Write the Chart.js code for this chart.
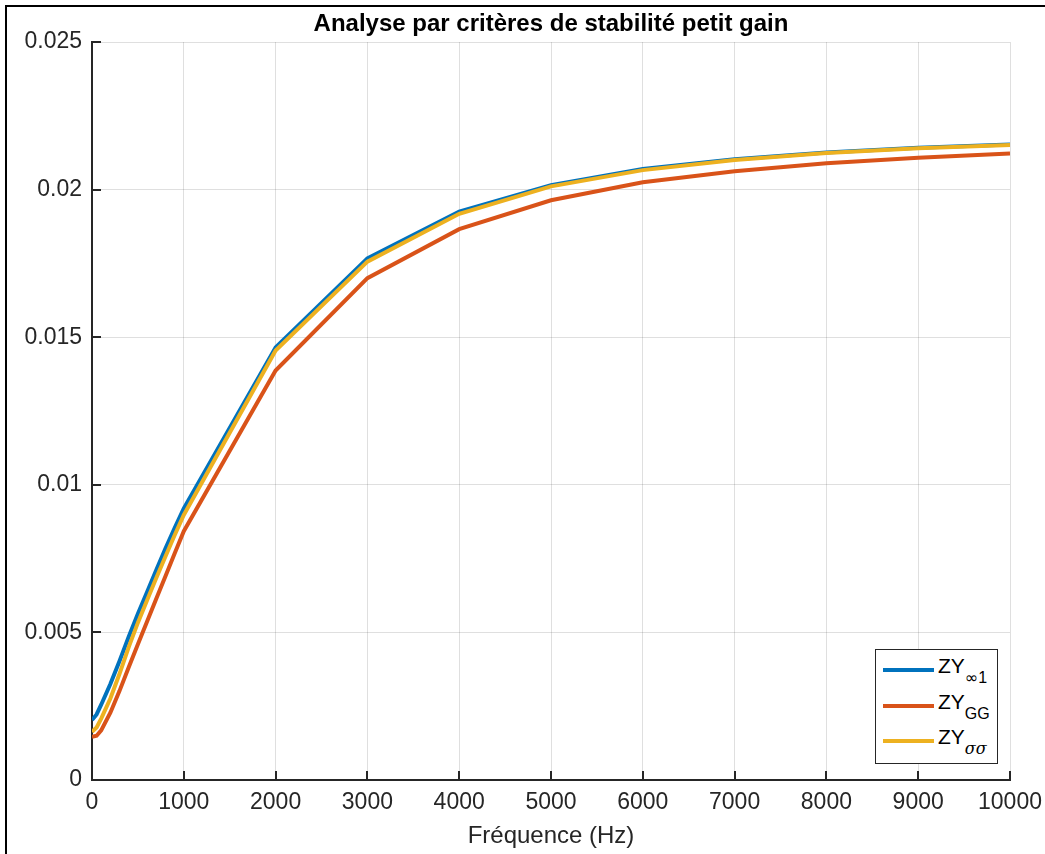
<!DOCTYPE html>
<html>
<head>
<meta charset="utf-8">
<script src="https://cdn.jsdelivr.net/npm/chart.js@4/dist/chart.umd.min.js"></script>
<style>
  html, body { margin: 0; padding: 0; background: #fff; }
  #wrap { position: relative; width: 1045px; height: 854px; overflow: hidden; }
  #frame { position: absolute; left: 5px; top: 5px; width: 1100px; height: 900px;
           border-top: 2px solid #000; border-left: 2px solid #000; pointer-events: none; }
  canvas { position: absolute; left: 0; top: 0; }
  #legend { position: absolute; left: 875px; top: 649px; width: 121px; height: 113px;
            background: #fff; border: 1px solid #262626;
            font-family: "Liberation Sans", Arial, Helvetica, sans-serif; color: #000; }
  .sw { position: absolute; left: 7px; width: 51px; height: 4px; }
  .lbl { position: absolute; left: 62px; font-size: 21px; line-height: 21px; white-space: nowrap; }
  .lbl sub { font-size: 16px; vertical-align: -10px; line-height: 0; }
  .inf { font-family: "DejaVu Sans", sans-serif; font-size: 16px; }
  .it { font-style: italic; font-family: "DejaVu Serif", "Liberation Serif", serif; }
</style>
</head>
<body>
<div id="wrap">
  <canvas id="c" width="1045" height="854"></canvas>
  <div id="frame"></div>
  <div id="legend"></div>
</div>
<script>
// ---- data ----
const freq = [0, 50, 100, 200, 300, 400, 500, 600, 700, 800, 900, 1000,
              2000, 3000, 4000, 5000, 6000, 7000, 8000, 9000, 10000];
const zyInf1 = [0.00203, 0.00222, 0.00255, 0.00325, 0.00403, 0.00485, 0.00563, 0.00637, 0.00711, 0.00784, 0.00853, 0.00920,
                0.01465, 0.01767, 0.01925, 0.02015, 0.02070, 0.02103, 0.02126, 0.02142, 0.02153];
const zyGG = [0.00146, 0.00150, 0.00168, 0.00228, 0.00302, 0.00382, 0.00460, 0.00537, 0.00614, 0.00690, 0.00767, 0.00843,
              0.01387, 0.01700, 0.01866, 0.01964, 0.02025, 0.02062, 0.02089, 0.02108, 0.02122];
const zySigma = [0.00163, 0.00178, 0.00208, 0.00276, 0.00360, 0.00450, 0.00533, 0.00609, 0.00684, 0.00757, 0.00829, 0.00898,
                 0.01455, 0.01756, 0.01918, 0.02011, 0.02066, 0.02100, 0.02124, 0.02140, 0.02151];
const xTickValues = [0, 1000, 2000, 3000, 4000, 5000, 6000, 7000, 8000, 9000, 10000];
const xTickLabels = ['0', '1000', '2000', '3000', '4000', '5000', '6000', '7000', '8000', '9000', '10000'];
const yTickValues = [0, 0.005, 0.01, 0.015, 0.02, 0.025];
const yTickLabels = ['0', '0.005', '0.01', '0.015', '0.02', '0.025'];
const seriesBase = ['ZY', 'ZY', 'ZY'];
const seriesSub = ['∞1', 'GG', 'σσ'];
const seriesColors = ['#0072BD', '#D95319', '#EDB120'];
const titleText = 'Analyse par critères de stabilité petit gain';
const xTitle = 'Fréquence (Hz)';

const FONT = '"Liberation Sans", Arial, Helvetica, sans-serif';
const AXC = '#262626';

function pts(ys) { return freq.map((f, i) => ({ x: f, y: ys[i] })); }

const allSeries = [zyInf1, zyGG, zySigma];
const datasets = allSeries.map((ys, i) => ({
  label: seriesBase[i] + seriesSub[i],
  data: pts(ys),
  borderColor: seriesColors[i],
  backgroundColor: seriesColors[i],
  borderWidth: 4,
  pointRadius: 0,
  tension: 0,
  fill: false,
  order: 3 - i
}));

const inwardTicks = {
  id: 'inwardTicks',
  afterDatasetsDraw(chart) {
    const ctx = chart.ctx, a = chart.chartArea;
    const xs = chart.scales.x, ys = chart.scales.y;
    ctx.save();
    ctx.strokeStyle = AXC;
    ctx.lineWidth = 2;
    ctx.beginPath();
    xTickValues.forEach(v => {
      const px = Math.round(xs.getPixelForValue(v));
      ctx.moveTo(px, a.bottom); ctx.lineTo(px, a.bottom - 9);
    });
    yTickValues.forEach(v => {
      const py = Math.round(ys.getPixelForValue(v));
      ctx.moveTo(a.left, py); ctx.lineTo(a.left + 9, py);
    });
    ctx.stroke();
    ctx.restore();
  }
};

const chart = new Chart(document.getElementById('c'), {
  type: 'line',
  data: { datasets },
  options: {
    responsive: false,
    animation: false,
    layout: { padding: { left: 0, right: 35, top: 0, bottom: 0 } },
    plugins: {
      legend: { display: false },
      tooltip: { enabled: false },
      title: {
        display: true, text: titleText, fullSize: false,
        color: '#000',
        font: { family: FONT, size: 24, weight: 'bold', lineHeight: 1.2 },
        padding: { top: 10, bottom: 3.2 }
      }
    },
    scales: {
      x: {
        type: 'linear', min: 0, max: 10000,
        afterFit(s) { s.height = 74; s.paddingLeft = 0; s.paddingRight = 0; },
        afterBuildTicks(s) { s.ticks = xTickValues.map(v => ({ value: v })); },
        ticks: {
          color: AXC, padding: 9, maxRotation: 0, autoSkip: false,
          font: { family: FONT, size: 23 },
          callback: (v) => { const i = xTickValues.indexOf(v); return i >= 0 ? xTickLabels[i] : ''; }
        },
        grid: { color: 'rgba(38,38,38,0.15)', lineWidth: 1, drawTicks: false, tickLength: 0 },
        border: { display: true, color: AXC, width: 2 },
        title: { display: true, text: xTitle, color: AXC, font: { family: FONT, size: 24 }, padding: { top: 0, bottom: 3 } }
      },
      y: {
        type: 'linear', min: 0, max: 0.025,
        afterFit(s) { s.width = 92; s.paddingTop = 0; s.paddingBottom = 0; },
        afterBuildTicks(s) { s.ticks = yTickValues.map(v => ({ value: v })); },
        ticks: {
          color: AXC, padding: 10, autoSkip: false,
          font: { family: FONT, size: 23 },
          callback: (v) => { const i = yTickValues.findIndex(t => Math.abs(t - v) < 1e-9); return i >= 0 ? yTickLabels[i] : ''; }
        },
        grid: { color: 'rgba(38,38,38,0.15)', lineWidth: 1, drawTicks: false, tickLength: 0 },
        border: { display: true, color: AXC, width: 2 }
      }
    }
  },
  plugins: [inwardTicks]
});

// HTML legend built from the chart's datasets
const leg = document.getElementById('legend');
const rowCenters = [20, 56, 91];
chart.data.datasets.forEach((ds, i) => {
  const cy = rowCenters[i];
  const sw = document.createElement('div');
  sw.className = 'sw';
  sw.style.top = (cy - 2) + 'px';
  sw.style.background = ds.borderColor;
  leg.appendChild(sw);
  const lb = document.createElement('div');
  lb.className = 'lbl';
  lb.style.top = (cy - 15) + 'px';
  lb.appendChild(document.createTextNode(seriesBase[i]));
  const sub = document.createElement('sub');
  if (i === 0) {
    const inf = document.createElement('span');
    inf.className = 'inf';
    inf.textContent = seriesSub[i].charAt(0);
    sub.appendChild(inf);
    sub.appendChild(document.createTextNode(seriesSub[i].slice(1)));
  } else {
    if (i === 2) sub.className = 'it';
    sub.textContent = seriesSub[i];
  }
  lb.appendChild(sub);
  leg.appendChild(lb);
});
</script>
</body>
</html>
──────────────────────────────
*EXERCISE DESCRIPTION:* Give all the lines above again, character for character, without pictures.

*EXERCISE RESULT:*
Write the Chart.js code for this chart.
<!DOCTYPE html>
<html>
<head>
<meta charset="utf-8">
<script src="https://cdn.jsdelivr.net/npm/chart.js@4/dist/chart.umd.min.js"></script>
<style>
  html, body { margin: 0; padding: 0; background: #fff; }
  #wrap { position: relative; width: 1045px; height: 854px; overflow: hidden; }
  #frame { position: absolute; left: 5px; top: 5px; width: 1100px; height: 900px;
           border-top: 2px solid #000; border-left: 2px solid #000; pointer-events: none; }
  canvas { position: absolute; left: 0; top: 0; }
  #legend { position: absolute; left: 875px; top: 649px; width: 121px; height: 113px;
            background: #fff; border: 1px solid #262626;
            font-family: "Liberation Sans", Arial, Helvetica, sans-serif; color: #000; }
  .sw { position: absolute; left: 7px; width: 51px; height: 4px; }
  .lbl { position: absolute; left: 62px; font-size: 21px; line-height: 21px; white-space: nowrap; }
  .lbl sub { font-size: 16px; vertical-align: -10px; line-height: 0; }
  .inf { font-family: "DejaVu Sans", sans-serif; font-size: 16px; }
  .it { font-style: italic; font-family: "DejaVu Serif", "Liberation Serif", serif; }
</style>
</head>
<body>
<div id="wrap">
  <canvas id="c" width="1045" height="854"></canvas>
  <div id="frame"></div>
  <div id="legend"></div>
</div>
<script>
// ---- data ----
const freq = [0, 50, 100, 200, 300, 400, 500, 600, 700, 800, 900, 1000,
              2000, 3000, 4000, 5000, 6000, 7000, 8000, 9000, 10000];
const zyInf1 = [0.00203, 0.00222, 0.00255, 0.00325, 0.00403, 0.00485, 0.00563, 0.00637, 0.00711, 0.00784, 0.00853, 0.00920,
                0.01465, 0.01767, 0.01925, 0.02015, 0.02070, 0.02103, 0.02126, 0.02142, 0.02153];
const zyGG = [0.00146, 0.00150, 0.00168, 0.00228, 0.00302, 0.00382, 0.00460, 0.00537, 0.00614, 0.00690, 0.00767, 0.00843,
              0.01387, 0.01700, 0.01866, 0.01964, 0.02025, 0.02062, 0.02089, 0.02108, 0.02122];
const zySigma = [0.00163, 0.00178, 0.00208, 0.00276, 0.00360, 0.00450, 0.00533, 0.00609, 0.00684, 0.00757, 0.00829, 0.00898,
                 0.01455, 0.01756, 0.01918, 0.02011, 0.02066, 0.02100, 0.02124, 0.02140, 0.02151];
const xTickValues = [0, 1000, 2000, 3000, 4000, 5000, 6000, 7000, 8000, 9000, 10000];
const xTickLabels = ['0', '1000', '2000', '3000', '4000', '5000', '6000', '7000', '8000', '9000', '10000'];
const yTickValues = [0, 0.005, 0.01, 0.015, 0.02, 0.025];
const yTickLabels = ['0', '0.005', '0.01', '0.015', '0.02', '0.025'];
const seriesBase = ['ZY', 'ZY', 'ZY'];
const seriesSub = ['∞1', 'GG', 'σσ'];
const seriesColors = ['#0072BD', '#D95319', '#EDB120'];
const titleText = 'Analyse par critères de stabilité petit gain';
const xTitle = 'Fréquence (Hz)';

const FONT = '"Liberation Sans", Arial, Helvetica, sans-serif';
const AXC = '#262626';

function pts(ys) { return freq.map((f, i) => ({ x: f, y: ys[i] })); }

const allSeries = [zyInf1, zyGG, zySigma];
const datasets = allSeries.map((ys, i) => ({
  label: seriesBase[i] + seriesSub[i],
  data: pts(ys),
  borderColor: seriesColors[i],
  backgroundColor: seriesColors[i],
  borderWidth: 4,
  pointRadius: 0,
  tension: 0,
  fill: false,
  order: 3 - i
}));

const inwardTicks = {
  id: 'inwardTicks',
  afterDatasetsDraw(chart) {
    const ctx = chart.ctx, a = chart.chartArea;
    const xs = chart.scales.x, ys = chart.scales.y;
    ctx.save();
    ctx.strokeStyle = AXC;
    ctx.lineWidth = 2;
    ctx.beginPath();
    xTickValues.forEach(v => {
      const px = Math.round(xs.getPixelForValue(v));
      ctx.moveTo(px, a.bottom); ctx.lineTo(px, a.bottom - 9);
    });
    yTickValues.forEach(v => {
      const py = Math.round(ys.getPixelForValue(v));
      ctx.moveTo(a.left, py); ctx.lineTo(a.left + 9, py);
    });
    ctx.stroke();
    ctx.restore();
  }
};

const chart = new Chart(document.getElementById('c'), {
  type: 'line',
  data: { datasets },
  options: {
    responsive: false,
    animation: false,
    layout: { padding: { left: 0, right: 35, top: 0, bottom: 0 } },
    plugins: {
      legend: { display: false },
      tooltip: { enabled: false },
      title: {
        display: true, text: titleText, fullSize: false,
        color: '#000',
        font: { family: FONT, size: 24, weight: 'bold', lineHeight: 1.2 },
        padding: { top: 10, bottom: 3.2 }
      }
    },
    scales: {
      x: {
        type: 'linear', min: 0, max: 10000,
        afterFit(s) { s.height = 74; s.paddingLeft = 0; s.paddingRight = 0; },
        afterBuildTicks(s) { s.ticks = xTickValues.map(v => ({ value: v })); },
        ticks: {
          color: AXC, padding: 9, maxRotation: 0, autoSkip: false,
          font: { family: FONT, size: 23 },
          callback: (v) => { const i = xTickValues.indexOf(v); return i >= 0 ? xTickLabels[i] : ''; }
        },
        grid: { color: 'rgba(38,38,38,0.15)', lineWidth: 1, drawTicks: false, tickLength: 0 },
        border: { display: true, color: AXC, width: 2 },
        title: { display: true, text: xTitle, color: AXC, font: { family: FONT, size: 24 }, padding: { top: 0, bottom: 3 } }
      },
      y: {
        type: 'linear', min: 0, max: 0.025,
        afterFit(s) { s.width = 92; s.paddingTop = 0; s.paddingBottom = 0; },
        afterBuildTicks(s) { s.ticks = yTickValues.map(v => ({ value: v })); },
        ticks: {
          color: AXC, padding: 10, autoSkip: false,
          font: { family: FONT, size: 23 },
          callback: (v) => { const i = yTickValues.findIndex(t => Math.abs(t - v) < 1e-9); return i >= 0 ? yTickLabels[i] : ''; }
        },
        grid: { color: 'rgba(38,38,38,0.15)', lineWidth: 1, drawTicks: false, tickLength: 0 },
        border: { display: true, color: AXC, width: 2 }
      }
    }
  },
  plugins: [inwardTicks]
});

// HTML legend built from the chart's datasets
const leg = document.getElementById('legend');
const rowCenters = [20, 56, 91];
chart.data.datasets.forEach((ds, i) => {
  const cy = rowCenters[i];
  const sw = document.createElement('div');
  sw.className = 'sw';
  sw.style.top = (cy - 2) + 'px';
  sw.style.background = ds.borderColor;
  leg.appendChild(sw);
  const lb = document.createElement('div');
  lb.className = 'lbl';
  lb.style.top = (cy - 15) + 'px';
  lb.appendChild(document.createTextNode(seriesBase[i]));
  const sub = document.createElement('sub');
  if (i === 0) {
    const inf = document.createElement('span');
    inf.className = 'inf';
    inf.textContent = seriesSub[i].charAt(0);
    sub.appendChild(inf);
    sub.appendChild(document.createTextNode(seriesSub[i].slice(1)));
  } else {
    if (i === 2) sub.className = 'it';
    sub.textContent = seriesSub[i];
  }
  lb.appendChild(sub);
  leg.appendChild(lb);
});
</script>
</body>
</html>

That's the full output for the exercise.